**EXERCISE DIRECTIONS:**
Start at the line containing "Write the matplotlib code for this chart.", stop at the line containing "from matplotlib.ticker import MultipleLocator", and please reproduce every line in between, both ends included, without pictures.

[begin WORKING DATA]

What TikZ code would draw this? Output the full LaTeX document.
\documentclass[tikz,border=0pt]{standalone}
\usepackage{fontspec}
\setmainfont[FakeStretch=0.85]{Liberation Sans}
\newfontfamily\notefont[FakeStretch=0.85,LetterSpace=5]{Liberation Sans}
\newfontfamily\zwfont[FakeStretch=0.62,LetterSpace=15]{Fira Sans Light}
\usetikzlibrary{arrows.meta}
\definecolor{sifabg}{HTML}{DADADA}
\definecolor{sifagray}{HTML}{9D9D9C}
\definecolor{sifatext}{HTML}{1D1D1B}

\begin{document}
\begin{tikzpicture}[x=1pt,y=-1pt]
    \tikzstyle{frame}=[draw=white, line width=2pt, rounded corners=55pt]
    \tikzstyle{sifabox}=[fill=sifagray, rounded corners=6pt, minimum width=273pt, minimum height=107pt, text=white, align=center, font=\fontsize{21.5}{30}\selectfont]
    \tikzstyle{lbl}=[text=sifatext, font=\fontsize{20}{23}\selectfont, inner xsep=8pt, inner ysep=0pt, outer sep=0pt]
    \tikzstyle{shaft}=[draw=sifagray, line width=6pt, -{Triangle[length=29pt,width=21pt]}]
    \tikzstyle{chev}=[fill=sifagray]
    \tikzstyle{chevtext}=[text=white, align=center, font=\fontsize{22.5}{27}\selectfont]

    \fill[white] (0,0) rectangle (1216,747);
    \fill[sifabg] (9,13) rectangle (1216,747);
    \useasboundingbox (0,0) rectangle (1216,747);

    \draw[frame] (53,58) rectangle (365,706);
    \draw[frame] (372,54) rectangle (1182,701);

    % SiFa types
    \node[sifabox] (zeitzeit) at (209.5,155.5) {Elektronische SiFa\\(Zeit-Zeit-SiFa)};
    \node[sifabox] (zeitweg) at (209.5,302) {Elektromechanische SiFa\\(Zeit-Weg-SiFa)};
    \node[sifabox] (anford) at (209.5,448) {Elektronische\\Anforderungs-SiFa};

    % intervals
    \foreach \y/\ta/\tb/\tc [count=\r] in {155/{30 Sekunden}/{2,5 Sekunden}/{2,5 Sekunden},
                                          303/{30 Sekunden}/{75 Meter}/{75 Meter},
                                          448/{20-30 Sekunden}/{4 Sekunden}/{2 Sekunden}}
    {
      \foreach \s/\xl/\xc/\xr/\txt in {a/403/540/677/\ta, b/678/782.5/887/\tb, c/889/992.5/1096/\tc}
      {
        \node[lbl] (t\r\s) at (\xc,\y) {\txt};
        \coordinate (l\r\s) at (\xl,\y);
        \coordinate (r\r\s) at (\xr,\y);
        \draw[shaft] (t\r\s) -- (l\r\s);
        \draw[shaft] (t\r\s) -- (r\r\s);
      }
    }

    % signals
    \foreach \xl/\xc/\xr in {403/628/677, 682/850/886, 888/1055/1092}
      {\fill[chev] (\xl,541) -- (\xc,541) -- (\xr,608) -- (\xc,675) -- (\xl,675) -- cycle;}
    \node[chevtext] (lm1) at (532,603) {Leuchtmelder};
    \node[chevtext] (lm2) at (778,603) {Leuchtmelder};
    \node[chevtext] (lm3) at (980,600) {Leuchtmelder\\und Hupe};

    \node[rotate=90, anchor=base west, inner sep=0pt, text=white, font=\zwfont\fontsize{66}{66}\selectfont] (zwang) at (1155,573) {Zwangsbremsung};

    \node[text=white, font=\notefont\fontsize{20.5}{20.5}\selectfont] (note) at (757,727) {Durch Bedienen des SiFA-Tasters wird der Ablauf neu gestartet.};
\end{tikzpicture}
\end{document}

[end WORKING DATA]
[begin WORKING DATA]

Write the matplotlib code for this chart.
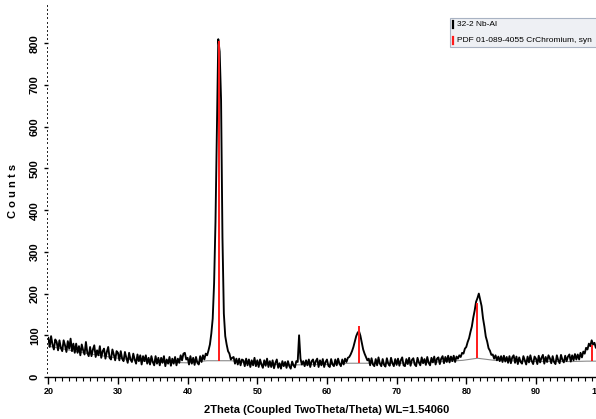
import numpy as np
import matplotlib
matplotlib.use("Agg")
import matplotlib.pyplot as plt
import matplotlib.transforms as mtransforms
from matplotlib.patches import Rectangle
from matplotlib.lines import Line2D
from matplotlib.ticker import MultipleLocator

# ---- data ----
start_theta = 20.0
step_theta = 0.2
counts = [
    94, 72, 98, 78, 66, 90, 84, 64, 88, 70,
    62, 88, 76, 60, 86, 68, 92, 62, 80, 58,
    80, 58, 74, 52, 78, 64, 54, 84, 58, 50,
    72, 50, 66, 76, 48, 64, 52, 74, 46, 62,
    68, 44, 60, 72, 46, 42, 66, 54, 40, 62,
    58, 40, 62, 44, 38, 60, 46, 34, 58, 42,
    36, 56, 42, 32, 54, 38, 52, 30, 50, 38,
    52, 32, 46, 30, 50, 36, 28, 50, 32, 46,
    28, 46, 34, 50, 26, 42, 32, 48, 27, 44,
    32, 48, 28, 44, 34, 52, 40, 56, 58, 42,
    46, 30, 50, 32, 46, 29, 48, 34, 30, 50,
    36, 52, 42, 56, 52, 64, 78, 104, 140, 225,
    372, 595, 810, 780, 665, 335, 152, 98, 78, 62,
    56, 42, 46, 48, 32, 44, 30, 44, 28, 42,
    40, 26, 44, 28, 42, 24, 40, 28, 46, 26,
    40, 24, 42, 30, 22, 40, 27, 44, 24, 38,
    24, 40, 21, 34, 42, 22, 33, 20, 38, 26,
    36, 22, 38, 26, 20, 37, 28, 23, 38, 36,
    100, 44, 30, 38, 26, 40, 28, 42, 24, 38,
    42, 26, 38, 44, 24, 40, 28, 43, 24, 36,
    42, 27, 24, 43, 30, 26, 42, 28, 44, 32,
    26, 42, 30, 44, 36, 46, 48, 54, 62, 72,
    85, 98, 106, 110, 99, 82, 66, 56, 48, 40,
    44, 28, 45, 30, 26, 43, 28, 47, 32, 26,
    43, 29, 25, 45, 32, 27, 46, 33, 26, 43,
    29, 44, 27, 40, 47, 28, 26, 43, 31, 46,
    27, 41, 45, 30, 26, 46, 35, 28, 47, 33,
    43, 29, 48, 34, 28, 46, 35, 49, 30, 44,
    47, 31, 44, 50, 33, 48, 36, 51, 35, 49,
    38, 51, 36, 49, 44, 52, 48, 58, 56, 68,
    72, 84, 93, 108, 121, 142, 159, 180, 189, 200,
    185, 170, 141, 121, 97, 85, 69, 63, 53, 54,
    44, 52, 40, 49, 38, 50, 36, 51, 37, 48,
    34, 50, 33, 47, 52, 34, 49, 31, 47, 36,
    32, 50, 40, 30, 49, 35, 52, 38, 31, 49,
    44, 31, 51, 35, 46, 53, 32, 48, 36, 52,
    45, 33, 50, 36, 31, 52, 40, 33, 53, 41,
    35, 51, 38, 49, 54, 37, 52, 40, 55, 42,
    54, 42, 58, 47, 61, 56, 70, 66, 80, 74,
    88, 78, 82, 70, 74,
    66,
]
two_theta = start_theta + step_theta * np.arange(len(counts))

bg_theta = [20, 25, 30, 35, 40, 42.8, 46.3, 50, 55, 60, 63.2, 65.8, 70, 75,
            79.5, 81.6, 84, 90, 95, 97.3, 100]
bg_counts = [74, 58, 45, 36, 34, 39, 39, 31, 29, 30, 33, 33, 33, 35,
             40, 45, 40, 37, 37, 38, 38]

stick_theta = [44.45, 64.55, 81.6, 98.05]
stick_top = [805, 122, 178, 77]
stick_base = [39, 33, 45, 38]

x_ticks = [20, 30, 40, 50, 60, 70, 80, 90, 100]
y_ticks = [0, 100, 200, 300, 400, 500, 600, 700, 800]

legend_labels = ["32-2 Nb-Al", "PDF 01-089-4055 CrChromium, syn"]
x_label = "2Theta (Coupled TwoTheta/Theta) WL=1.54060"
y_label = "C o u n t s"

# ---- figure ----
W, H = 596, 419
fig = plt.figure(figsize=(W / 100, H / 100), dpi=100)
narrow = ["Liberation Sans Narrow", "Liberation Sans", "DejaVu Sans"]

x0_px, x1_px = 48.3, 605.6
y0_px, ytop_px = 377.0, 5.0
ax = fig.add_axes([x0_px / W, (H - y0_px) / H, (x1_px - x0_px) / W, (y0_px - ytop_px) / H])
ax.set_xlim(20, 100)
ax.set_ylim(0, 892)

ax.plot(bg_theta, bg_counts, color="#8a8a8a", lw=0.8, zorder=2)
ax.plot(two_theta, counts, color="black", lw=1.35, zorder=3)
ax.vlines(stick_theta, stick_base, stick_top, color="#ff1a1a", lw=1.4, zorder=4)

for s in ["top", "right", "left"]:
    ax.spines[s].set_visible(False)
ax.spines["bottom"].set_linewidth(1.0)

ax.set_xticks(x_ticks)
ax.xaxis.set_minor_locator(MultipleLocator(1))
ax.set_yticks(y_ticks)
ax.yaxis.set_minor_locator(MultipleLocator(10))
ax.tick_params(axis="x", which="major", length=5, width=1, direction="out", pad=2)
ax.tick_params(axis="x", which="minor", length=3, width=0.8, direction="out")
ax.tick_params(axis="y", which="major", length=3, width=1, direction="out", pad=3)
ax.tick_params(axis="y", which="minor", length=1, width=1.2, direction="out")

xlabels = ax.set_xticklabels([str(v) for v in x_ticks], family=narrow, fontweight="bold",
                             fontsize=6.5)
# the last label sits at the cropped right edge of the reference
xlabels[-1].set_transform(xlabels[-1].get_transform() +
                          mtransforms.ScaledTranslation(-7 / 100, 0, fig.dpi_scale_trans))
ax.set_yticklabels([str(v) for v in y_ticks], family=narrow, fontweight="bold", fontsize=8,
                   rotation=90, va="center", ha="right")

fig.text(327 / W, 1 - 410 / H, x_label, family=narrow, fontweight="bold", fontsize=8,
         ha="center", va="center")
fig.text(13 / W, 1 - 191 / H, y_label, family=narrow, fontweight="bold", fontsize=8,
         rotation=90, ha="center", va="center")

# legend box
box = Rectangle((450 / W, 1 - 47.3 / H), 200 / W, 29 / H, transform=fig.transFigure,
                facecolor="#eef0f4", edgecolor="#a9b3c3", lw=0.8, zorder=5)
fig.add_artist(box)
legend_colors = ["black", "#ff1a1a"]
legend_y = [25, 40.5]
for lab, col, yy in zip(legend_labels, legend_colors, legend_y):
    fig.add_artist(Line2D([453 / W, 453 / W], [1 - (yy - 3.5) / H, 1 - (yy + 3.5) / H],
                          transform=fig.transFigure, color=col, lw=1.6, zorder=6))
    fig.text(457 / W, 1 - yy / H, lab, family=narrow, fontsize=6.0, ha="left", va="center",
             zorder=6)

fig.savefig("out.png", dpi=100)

[end WORKING DATA]

**RESULT FOR THIS EXERCISE:**
Write the matplotlib code for this chart.
import numpy as np
import matplotlib
matplotlib.use("Agg")
import matplotlib.pyplot as plt
import matplotlib.transforms as mtransforms
from matplotlib.patches import Rectangle
from matplotlib.lines import Line2D
from matplotlib.ticker import MultipleLocator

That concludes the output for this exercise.